■ Task brief ■
Reproduce the data below in full and exclude every picture.

■ Data excerpt ■
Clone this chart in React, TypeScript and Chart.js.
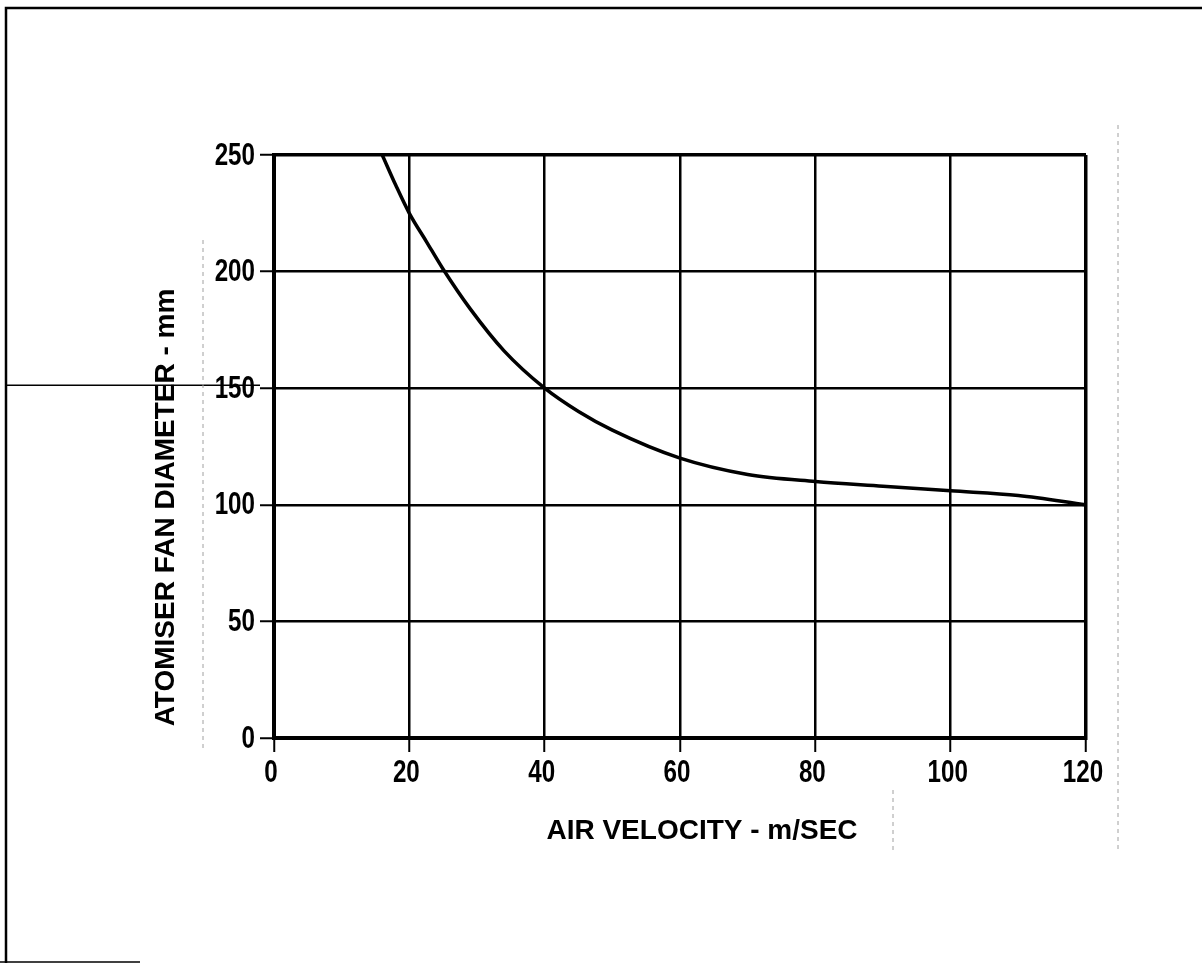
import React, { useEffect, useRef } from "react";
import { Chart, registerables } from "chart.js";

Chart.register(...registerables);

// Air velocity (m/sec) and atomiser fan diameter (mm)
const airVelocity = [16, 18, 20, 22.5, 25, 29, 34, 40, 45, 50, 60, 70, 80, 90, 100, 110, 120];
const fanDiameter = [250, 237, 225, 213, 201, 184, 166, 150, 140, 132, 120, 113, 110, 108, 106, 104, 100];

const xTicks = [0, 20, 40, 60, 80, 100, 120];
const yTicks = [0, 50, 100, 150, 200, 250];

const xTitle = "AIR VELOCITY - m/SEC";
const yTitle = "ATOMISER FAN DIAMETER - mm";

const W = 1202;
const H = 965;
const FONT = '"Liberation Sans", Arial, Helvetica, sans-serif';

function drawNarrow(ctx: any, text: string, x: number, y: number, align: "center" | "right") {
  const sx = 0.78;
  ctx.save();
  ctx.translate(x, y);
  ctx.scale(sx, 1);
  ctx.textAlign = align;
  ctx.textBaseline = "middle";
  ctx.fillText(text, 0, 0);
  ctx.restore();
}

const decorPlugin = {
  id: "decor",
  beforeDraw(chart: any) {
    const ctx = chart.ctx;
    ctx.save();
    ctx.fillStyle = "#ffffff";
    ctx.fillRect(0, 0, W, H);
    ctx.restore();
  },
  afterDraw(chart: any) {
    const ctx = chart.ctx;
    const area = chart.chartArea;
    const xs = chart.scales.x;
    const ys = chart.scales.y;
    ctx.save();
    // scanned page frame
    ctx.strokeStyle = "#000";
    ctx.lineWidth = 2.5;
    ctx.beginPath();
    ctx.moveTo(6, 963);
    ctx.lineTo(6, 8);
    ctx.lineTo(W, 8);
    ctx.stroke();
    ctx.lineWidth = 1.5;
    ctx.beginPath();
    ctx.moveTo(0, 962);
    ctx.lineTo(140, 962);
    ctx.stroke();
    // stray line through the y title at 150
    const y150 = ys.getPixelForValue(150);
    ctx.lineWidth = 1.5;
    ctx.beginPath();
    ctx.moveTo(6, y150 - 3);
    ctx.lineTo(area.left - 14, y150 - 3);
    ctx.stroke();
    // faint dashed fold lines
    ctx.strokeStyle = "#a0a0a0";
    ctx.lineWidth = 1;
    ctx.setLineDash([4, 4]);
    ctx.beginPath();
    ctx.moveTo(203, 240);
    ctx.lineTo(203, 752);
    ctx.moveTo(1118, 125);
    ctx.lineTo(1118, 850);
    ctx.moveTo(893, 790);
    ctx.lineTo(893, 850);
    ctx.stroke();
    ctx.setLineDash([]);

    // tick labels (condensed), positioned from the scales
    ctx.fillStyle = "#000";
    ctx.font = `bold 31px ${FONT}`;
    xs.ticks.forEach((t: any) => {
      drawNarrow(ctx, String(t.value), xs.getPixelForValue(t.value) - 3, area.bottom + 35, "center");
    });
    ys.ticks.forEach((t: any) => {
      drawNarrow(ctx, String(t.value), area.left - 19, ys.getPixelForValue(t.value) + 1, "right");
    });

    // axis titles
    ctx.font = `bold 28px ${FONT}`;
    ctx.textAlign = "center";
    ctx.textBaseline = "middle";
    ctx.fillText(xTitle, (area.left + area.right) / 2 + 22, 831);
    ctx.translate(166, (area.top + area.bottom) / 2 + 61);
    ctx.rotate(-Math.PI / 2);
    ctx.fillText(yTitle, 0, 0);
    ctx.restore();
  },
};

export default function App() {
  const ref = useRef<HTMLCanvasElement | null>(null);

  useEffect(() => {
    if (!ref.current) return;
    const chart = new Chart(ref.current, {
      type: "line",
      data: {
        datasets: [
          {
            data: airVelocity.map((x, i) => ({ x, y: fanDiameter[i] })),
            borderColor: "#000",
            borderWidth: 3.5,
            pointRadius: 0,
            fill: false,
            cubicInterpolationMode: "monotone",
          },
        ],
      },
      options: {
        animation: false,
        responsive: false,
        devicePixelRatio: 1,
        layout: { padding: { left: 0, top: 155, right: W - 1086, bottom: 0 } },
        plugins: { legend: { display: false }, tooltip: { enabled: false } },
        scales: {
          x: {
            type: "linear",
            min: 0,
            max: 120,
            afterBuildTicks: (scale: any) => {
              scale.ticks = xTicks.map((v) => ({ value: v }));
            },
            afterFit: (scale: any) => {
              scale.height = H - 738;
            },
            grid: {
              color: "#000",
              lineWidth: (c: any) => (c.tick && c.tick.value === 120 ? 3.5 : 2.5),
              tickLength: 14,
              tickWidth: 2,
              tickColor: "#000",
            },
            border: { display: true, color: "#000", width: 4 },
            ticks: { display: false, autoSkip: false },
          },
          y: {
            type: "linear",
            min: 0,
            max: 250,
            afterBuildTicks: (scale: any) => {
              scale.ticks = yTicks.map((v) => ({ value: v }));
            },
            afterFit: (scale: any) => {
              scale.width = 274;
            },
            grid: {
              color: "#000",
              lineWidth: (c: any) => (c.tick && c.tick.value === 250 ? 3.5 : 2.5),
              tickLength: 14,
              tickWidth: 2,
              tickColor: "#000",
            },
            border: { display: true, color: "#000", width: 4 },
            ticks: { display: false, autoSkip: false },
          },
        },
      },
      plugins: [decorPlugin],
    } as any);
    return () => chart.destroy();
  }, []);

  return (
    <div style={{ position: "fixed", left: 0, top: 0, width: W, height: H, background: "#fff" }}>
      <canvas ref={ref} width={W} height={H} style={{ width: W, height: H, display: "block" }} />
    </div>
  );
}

■ Complete answer ■
Clone this chart in React, TypeScript and Chart.js.
import React, { useEffect, useRef } from "react";
import { Chart, registerables } from "chart.js";

Chart.register(...registerables);

// Air velocity (m/sec) and atomiser fan diameter (mm)
const airVelocity = [16, 18, 20, 22.5, 25, 29, 34, 40, 45, 50, 60, 70, 80, 90, 100, 110, 120];
const fanDiameter = [250, 237, 225, 213, 201, 184, 166, 150, 140, 132, 120, 113, 110, 108, 106, 104, 100];

const xTicks = [0, 20, 40, 60, 80, 100, 120];
const yTicks = [0, 50, 100, 150, 200, 250];

const xTitle = "AIR VELOCITY - m/SEC";
const yTitle = "ATOMISER FAN DIAMETER - mm";

const W = 1202;
const H = 965;
const FONT = '"Liberation Sans", Arial, Helvetica, sans-serif';

function drawNarrow(ctx: any, text: string, x: number, y: number, align: "center" | "right") {
  const sx = 0.78;
  ctx.save();
  ctx.translate(x, y);
  ctx.scale(sx, 1);
  ctx.textAlign = align;
  ctx.textBaseline = "middle";
  ctx.fillText(text, 0, 0);
  ctx.restore();
}

const decorPlugin = {
  id: "decor",
  beforeDraw(chart: any) {
    const ctx = chart.ctx;
    ctx.save();
    ctx.fillStyle = "#ffffff";
    ctx.fillRect(0, 0, W, H);
    ctx.restore();
  },
  afterDraw(chart: any) {
    const ctx = chart.ctx;
    const area = chart.chartArea;
    const xs = chart.scales.x;
    const ys = chart.scales.y;
    ctx.save();
    // scanned page frame
    ctx.strokeStyle = "#000";
    ctx.lineWidth = 2.5;
    ctx.beginPath();
    ctx.moveTo(6, 963);
    ctx.lineTo(6, 8);
    ctx.lineTo(W, 8);
    ctx.stroke();
    ctx.lineWidth = 1.5;
    ctx.beginPath();
    ctx.moveTo(0, 962);
    ctx.lineTo(140, 962);
    ctx.stroke();
    // stray line through the y title at 150
    const y150 = ys.getPixelForValue(150);
    ctx.lineWidth = 1.5;
    ctx.beginPath();
    ctx.moveTo(6, y150 - 3);
    ctx.lineTo(area.left - 14, y150 - 3);
    ctx.stroke();
    // faint dashed fold lines
    ctx.strokeStyle = "#a0a0a0";
    ctx.lineWidth = 1;
    ctx.setLineDash([4, 4]);
    ctx.beginPath();
    ctx.moveTo(203, 240);
    ctx.lineTo(203, 752);
    ctx.moveTo(1118, 125);
    ctx.lineTo(1118, 850);
    ctx.moveTo(893, 790);
    ctx.lineTo(893, 850);
    ctx.stroke();
    ctx.setLineDash([]);

    // tick labels (condensed), positioned from the scales
    ctx.fillStyle = "#000";
    ctx.font = `bold 31px ${FONT}`;
    xs.ticks.forEach((t: any) => {
      drawNarrow(ctx, String(t.value), xs.getPixelForValue(t.value) - 3, area.bottom + 35, "center");
    });
    ys.ticks.forEach((t: any) => {
      drawNarrow(ctx, String(t.value), area.left - 19, ys.getPixelForValue(t.value) + 1, "right");
    });

    // axis titles
    ctx.font = `bold 28px ${FONT}`;
    ctx.textAlign = "center";
    ctx.textBaseline = "middle";
    ctx.fillText(xTitle, (area.left + area.right) / 2 + 22, 831);
    ctx.translate(166, (area.top + area.bottom) / 2 + 61);
    ctx.rotate(-Math.PI / 2);
    ctx.fillText(yTitle, 0, 0);
    ctx.restore();
  },
};

export default function App() {
  const ref = useRef<HTMLCanvasElement | null>(null);

  useEffect(() => {
    if (!ref.current) return;
    const chart = new Chart(ref.current, {
      type: "line",
      data: {
        datasets: [
          {
            data: airVelocity.map((x, i) => ({ x, y: fanDiameter[i] })),
            borderColor: "#000",
            borderWidth: 3.5,
            pointRadius: 0,
            fill: false,
            cubicInterpolationMode: "monotone",
          },
        ],
      },
      options: {
        animation: false,
        responsive: false,
        devicePixelRatio: 1,
        layout: { padding: { left: 0, top: 155, right: W - 1086, bottom: 0 } },
        plugins: { legend: { display: false }, tooltip: { enabled: false } },
        scales: {
          x: {
            type: "linear",
            min: 0,
            max: 120,
            afterBuildTicks: (scale: any) => {
              scale.ticks = xTicks.map((v) => ({ value: v }));
            },
            afterFit: (scale: any) => {
              scale.height = H - 738;
            },
            grid: {
              color: "#000",
              lineWidth: (c: any) => (c.tick && c.tick.value === 120 ? 3.5 : 2.5),
              tickLength: 14,
              tickWidth: 2,
              tickColor: "#000",
            },
            border: { display: true, color: "#000", width: 4 },
            ticks: { display: false, autoSkip: false },
          },
          y: {
            type: "linear",
            min: 0,
            max: 250,
            afterBuildTicks: (scale: any) => {
              scale.ticks = yTicks.map((v) => ({ value: v }));
            },
            afterFit: (scale: any) => {
              scale.width = 274;
            },
            grid: {
              color: "#000",
              lineWidth: (c: any) => (c.tick && c.tick.value === 250 ? 3.5 : 2.5),
              tickLength: 14,
              tickWidth: 2,
              tickColor: "#000",
            },
            border: { display: true, color: "#000", width: 4 },
            ticks: { display: false, autoSkip: false },
          },
        },
      },
      plugins: [decorPlugin],
    } as any);
    return () => chart.destroy();
  }, []);

  return (
    <div style={{ position: "fixed", left: 0, top: 0, width: W, height: H, background: "#fff" }}>
      <canvas ref={ref} width={W} height={H} style={{ width: W, height: H, display: "block" }} />
    </div>
  );
}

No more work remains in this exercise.